GIVEN DATA:

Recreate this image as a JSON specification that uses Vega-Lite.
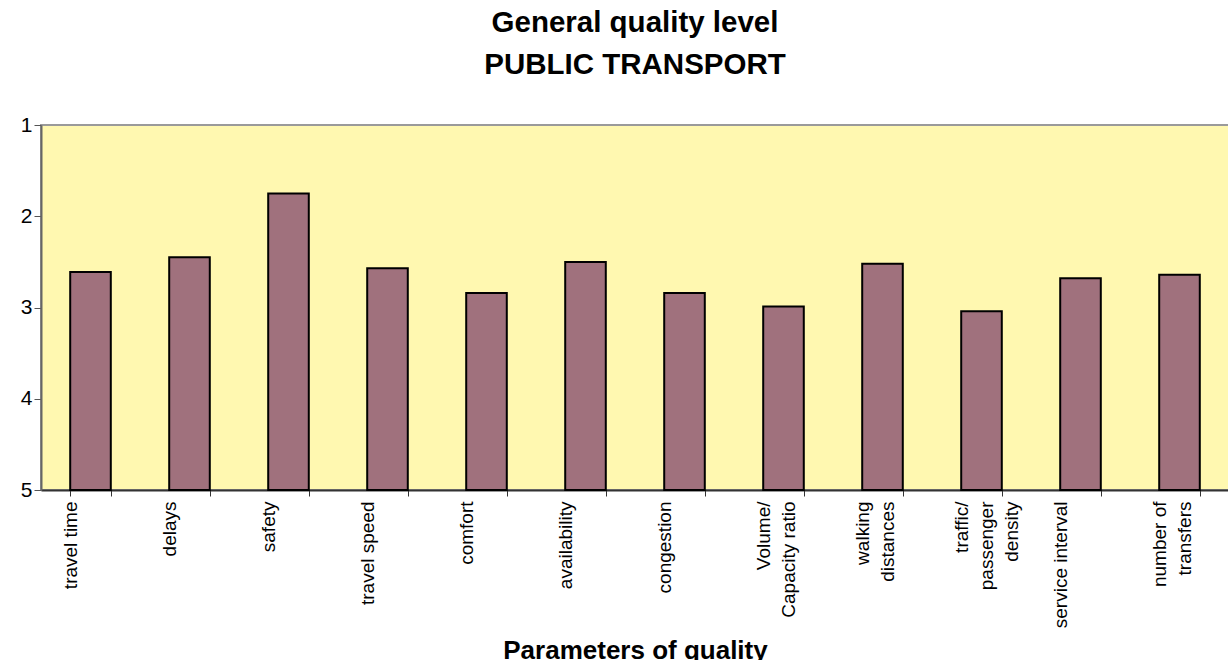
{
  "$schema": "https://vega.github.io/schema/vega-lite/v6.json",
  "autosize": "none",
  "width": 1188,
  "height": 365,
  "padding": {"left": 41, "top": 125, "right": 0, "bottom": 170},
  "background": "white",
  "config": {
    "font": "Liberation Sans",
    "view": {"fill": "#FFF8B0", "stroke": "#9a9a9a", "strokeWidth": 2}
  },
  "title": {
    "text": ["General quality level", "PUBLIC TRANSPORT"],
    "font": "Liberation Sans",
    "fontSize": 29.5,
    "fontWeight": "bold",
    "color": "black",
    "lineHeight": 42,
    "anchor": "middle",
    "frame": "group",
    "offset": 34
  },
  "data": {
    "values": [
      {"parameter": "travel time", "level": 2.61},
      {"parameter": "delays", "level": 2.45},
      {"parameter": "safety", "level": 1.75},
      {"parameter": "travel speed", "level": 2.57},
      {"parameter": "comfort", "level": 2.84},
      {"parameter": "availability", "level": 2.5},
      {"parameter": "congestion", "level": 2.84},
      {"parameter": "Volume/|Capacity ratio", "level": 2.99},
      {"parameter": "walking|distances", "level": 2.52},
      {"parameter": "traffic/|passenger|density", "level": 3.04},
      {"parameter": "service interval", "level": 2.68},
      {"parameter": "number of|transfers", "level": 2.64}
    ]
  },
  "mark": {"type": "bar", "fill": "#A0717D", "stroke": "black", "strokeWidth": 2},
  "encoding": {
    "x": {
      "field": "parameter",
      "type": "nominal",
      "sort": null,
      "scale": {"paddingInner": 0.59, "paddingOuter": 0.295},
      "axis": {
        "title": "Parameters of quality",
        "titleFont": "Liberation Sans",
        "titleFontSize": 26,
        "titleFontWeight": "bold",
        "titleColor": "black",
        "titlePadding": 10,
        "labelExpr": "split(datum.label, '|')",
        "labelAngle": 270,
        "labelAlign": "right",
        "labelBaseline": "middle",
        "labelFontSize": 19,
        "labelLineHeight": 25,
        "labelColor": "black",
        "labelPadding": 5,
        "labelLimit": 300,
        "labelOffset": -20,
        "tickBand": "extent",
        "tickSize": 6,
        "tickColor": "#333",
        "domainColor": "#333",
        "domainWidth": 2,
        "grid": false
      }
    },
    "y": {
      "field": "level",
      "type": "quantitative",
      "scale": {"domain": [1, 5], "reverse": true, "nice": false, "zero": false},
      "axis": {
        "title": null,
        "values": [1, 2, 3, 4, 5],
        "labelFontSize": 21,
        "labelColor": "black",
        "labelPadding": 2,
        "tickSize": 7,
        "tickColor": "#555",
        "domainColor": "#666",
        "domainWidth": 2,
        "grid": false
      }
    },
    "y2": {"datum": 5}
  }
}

TASK DETAILS: Every line above should be returned exactly; the pictures stay out.

TASK RESULT:
Recreate this image as a JSON specification that uses Vega-Lite.
{
  "$schema": "https://vega.github.io/schema/vega-lite/v6.json",
  "autosize": "none",
  "width": 1188,
  "height": 365,
  "padding": {"left": 41, "top": 125, "right": 0, "bottom": 170},
  "background": "white",
  "config": {
    "font": "Liberation Sans",
    "view": {"fill": "#FFF8B0", "stroke": "#9a9a9a", "strokeWidth": 2}
  },
  "title": {
    "text": ["General quality level", "PUBLIC TRANSPORT"],
    "font": "Liberation Sans",
    "fontSize": 29.5,
    "fontWeight": "bold",
    "color": "black",
    "lineHeight": 42,
    "anchor": "middle",
    "frame": "group",
    "offset": 34
  },
  "data": {
    "values": [
      {"parameter": "travel time", "level": 2.61},
      {"parameter": "delays", "level": 2.45},
      {"parameter": "safety", "level": 1.75},
      {"parameter": "travel speed", "level": 2.57},
      {"parameter": "comfort", "level": 2.84},
      {"parameter": "availability", "level": 2.5},
      {"parameter": "congestion", "level": 2.84},
      {"parameter": "Volume/|Capacity ratio", "level": 2.99},
      {"parameter": "walking|distances", "level": 2.52},
      {"parameter": "traffic/|passenger|density", "level": 3.04},
      {"parameter": "service interval", "level": 2.68},
      {"parameter": "number of|transfers", "level": 2.64}
    ]
  },
  "mark": {"type": "bar", "fill": "#A0717D", "stroke": "black", "strokeWidth": 2},
  "encoding": {
    "x": {
      "field": "parameter",
      "type": "nominal",
      "sort": null,
      "scale": {"paddingInner": 0.59, "paddingOuter": 0.295},
      "axis": {
        "title": "Parameters of quality",
        "titleFont": "Liberation Sans",
        "titleFontSize": 26,
        "titleFontWeight": "bold",
        "titleColor": "black",
        "titlePadding": 10,
        "labelExpr": "split(datum.label, '|')",
        "labelAngle": 270,
        "labelAlign": "right",
        "labelBaseline": "middle",
        "labelFontSize": 19,
        "labelLineHeight": 25,
        "labelColor": "black",
        "labelPadding": 5,
        "labelLimit": 300,
        "labelOffset": -20,
        "tickBand": "extent",
        "tickSize": 6,
        "tickColor": "#333",
        "domainColor": "#333",
        "domainWidth": 2,
        "grid": false
      }
    },
    "y": {
      "field": "level",
      "type": "quantitative",
      "scale": {"domain": [1, 5], "reverse": true, "nice": false, "zero": false},
      "axis": {
        "title": null,
        "values": [1, 2, 3, 4, 5],
        "labelFontSize": 21,
        "labelColor": "black",
        "labelPadding": 2,
        "tickSize": 7,
        "tickColor": "#555",
        "domainColor": "#666",
        "domainWidth": 2,
        "grid": false
      }
    },
    "y2": {"datum": 5}
  }
}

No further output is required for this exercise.